Job Interview: I had a job interview at an about-to-open restaurant. I knew when I agreed to go to the interview that it was a mistake. I have been on the opening staff of a few restaurants in my day and it always is a fiasco. Too much staff, not enough money, lots and lots of micromanaging. But whatever, I need a job so I went in and tried to have a good attitude about it. The third question the interviewer asked me was what my ethnicity was. Needless to say I turned down the job. (I will write a stand alone blog about this later, me thinks. Once I assess whether or not writing about it is wise or unwise given my need for a job. Speaking of, does anyone want to pay me?)
Bags: I discovered that you can, in fact, get paper bags here. Granted you still end up with A LOT of bags, but not nearly as many bags as you would if you were to opt for plastic. This further strengthens my theory that it is not that people here love bags, like I at first assumed, but instead that there is a general mistrust for the strength of plastic bags and so baggers here just put one item per bag for safety purposes. Paper bags, in comparison, seem to have more heft to them. They are the safer bet. And easier to recycle, it seems. So that might just be that. And this might be my last installment about bags. Maybe.
Conclusion: Some other things happened this week also but I fear that I spent too much of my real estate this post talking about the ferry and I might have lost some of you.
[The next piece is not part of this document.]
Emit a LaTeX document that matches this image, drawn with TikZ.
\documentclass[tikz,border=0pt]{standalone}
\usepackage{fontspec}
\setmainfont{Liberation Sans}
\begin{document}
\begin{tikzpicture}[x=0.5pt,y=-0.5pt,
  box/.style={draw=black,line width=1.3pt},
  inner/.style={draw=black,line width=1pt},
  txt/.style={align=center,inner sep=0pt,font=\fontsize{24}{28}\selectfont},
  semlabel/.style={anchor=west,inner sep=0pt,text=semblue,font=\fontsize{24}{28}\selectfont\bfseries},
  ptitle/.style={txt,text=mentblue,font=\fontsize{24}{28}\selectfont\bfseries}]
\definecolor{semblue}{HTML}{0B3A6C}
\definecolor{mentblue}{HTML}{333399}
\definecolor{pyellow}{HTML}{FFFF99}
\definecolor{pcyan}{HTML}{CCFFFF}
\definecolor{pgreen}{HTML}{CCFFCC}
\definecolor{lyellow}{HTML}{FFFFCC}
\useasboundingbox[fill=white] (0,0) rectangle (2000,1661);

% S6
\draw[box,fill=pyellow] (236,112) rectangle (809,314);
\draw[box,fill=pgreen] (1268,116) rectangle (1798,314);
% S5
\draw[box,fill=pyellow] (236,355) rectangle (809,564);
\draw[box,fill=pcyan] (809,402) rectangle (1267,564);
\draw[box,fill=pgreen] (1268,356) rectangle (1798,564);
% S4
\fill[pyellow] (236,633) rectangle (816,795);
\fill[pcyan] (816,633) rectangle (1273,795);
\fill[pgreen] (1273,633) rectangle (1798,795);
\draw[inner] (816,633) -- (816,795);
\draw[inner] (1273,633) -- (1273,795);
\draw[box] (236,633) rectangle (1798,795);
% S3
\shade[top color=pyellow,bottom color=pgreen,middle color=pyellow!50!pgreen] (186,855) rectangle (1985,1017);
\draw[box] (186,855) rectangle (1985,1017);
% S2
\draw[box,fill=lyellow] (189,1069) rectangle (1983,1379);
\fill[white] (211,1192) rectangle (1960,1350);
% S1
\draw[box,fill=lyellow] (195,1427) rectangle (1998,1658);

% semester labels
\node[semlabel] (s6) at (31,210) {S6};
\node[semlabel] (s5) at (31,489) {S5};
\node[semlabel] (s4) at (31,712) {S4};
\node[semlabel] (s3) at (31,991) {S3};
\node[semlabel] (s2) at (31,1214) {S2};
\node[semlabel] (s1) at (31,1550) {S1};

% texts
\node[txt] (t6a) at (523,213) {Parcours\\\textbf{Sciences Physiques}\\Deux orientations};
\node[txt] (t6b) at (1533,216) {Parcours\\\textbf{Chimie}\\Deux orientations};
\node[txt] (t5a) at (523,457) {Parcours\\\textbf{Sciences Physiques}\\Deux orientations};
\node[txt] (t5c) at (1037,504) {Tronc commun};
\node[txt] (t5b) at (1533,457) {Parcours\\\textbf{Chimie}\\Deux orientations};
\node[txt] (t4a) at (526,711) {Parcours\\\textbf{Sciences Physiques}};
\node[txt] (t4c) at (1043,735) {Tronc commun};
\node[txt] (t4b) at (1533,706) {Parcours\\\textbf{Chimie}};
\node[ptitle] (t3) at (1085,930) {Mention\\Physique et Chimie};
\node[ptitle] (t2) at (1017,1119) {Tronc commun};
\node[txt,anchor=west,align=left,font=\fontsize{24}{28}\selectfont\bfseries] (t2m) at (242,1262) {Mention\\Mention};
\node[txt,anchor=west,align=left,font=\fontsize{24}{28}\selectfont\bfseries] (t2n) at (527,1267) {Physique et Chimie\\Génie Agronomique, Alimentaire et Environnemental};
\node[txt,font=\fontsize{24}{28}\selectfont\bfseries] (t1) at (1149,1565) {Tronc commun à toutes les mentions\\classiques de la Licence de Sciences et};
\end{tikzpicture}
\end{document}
But in case you were curious about some of the other things, they were fun! I went to AcroCats, something I highly recommend. Also, the Abita Mystery House, the Abita Brewery, Fountainebleu State Park that has some pretty baller trees, and I ate Tachos, something that I will be working to undo for the next month. If you care to know anything more about any of these events, please leave requests in the comments and I will be more than happy to expand upon them in my New Orleans Diary: Week Four post. Until then (and maybe sometime in between when I write about something of potentially political substance) I bid you adieu.